## TASK TO CARRY OUT
Repeat exactly the lines running from the first line of the data to the line containing "560, 580, 600, 620, 650, 680, 700, 730, 760, 780, 800]", both ends included, and nothing else; drop the pictures.

## DATA

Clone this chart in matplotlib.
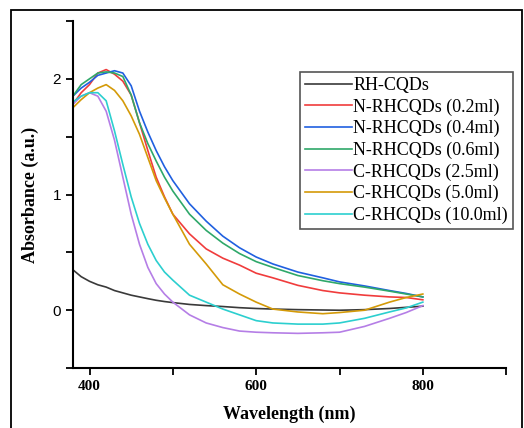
import numpy as np
import matplotlib
matplotlib.use("Agg")
import matplotlib.pyplot as plt
from matplotlib.patches import Rectangle
from matplotlib.ticker import MultipleLocator

# -------------------- Data --------------------
wl = [380, 390, 400, 410, 420, 430, 440, 450, 460, 470, 480, 490, 500, 520, 540,
      560, 580, 600, 620, 650, 680, 700, 730, 760, 780, 800]

rh = [0.35, 0.29, 0.25, 0.22, 0.20, 0.17, 0.15, 0.13, 0.115, 0.10, 0.086, 0.075, 0.066,
      0.05, 0.04, 0.032, 0.022, 0.015, 0.01, 0.005, 0.002, 0.0, 0.005, 0.015, 0.025, 0.035]
n02 = [1.78, 1.88, 1.95, 2.05, 2.08, 2.04, 1.98, 1.86, 1.62, 1.38, 1.15, 0.98, 0.83,
       0.66, 0.53, 0.45, 0.39, 0.32, 0.28, 0.215, 0.17, 0.15, 0.13, 0.115, 0.11, 0.09]
n04 = [1.85, 1.92, 1.97, 2.03, 2.05, 2.07, 2.05, 1.94, 1.72, 1.54, 1.38, 1.24, 1.12,
       0.92, 0.77, 0.64, 0.54, 0.46, 0.40, 0.33, 0.28, 0.245, 0.21, 0.17, 0.145, 0.115]
n06 = [1.85, 1.95, 2.00, 2.05, 2.06, 2.05, 2.02, 1.86, 1.62, 1.44, 1.29, 1.15, 1.03,
       0.83, 0.69, 0.58, 0.49, 0.42, 0.37, 0.30, 0.255, 0.23, 0.20, 0.165, 0.14, 0.115]
c25 = [1.78, 1.85, 1.88, 1.85, 1.72, 1.47, 1.15, 0.83, 0.57, 0.37, 0.23, 0.14, 0.07,
       -0.04, -0.11, -0.15, -0.18, -0.19, -0.195, -0.2, -0.195, -0.19, -0.14, -0.07, -0.02, 0.04]
c50 = [1.75, 1.82, 1.88, 1.92, 1.95, 1.90, 1.81, 1.68, 1.52, 1.32, 1.12, 0.97, 0.83,
       0.57, 0.40, 0.22, 0.14, 0.07, 0.01, -0.015, -0.03, -0.02, 0.0, 0.07, 0.11, 0.14]
c100 = [1.80, 1.85, 1.88, 1.88, 1.81, 1.55, 1.26, 0.98, 0.75, 0.57, 0.43, 0.33, 0.26,
        0.13, 0.07, 0.01, -0.04, -0.09, -0.11, -0.12, -0.12, -0.11, -0.07, -0.015, 0.02, 0.07]

labels = ['RH-CQDs', 'N-RHCQDs (0.2ml)', 'N-RHCQDs (0.4ml)', 'N-RHCQDs (0.6ml)',
          'C-RHCQDs (2.5ml)', 'C-RHCQDs (5.0ml)', 'C-RHCQDs (10.0ml)']
series = [rh, n02, n04, n06, c25, c50, c100]
colors = ['#3a3a3a', '#f03c3c', '#2060e0', '#2fa86a', '#b57ee6', '#d49a08', '#2ccfcf']

# -------------------- Plot --------------------
fig = plt.figure(figsize=(5.24, 4.28), dpi=100)
ax = fig.add_axes([0.139, 0.140, 0.827, 0.811])

for ys, lab, c in zip(series, labels, colors):
    ax.plot(wl, ys, color=c, lw=1.2, label=lab)

ax.set_xlim(380, 900)
ax.set_ylim(-0.5, 2.5)
ax.xaxis.set_major_locator(MultipleLocator(200))
ax.xaxis.set_minor_locator(MultipleLocator(100))
ax.yaxis.set_major_locator(MultipleLocator(1))
ax.yaxis.set_minor_locator(MultipleLocator(0.5))
ax.tick_params(which='both', direction='out', length=5, width=1.3)

for s in ['top', 'right']:
    ax.spines[s].set_visible(False)
for s in ['left', 'bottom']:
    ax.spines[s].set_linewidth(1.5)

for t in ax.get_xticklabels():
    t.set_fontfamily('Liberation Serif')
    t.set_fontweight('bold')
    t.set_fontsize(11)
for t in ax.get_yticklabels():
    t.set_fontfamily('Liberation Sans')
    t.set_fontsize(11)

ax.set_xlabel('Wavelength (nm)', family='Liberation Serif', weight='bold', fontsize=13, labelpad=9)
ax.set_ylabel('Absorbance (a.u.)', family='Liberation Serif', weight='bold', fontsize=13, labelpad=10)

leg = ax.legend(loc='upper right', bbox_to_anchor=(1.016, 0.853),
                prop={'family': 'Liberation Serif', 'size': 13},
                fancybox=False, framealpha=1, edgecolor='#555555',
                handlelength=2.6, handletextpad=0.1, labelspacing=0.24,
                borderpad=0.28, borderaxespad=0.0)
leg.get_frame().set_linewidth(1.2)

# outer frame around the whole figure
fig.patches.append(Rectangle((11 / 524, -0.01), 511 / 524, 1 - 10 / 428 + 0.01,
                             transform=fig.transFigure, fill=False,
                             edgecolor='black', lw=1.3))

fig.savefig('out.png', dpi=100)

## COMPLETE ANSWER
Clone this chart in matplotlib.
import numpy as np
import matplotlib
matplotlib.use("Agg")
import matplotlib.pyplot as plt
from matplotlib.patches import Rectangle
from matplotlib.ticker import MultipleLocator

# -------------------- Data --------------------
wl = [380, 390, 400, 410, 420, 430, 440, 450, 460, 470, 480, 490, 500, 520, 540,
      560, 580, 600, 620, 650, 680, 700, 730, 760, 780, 800]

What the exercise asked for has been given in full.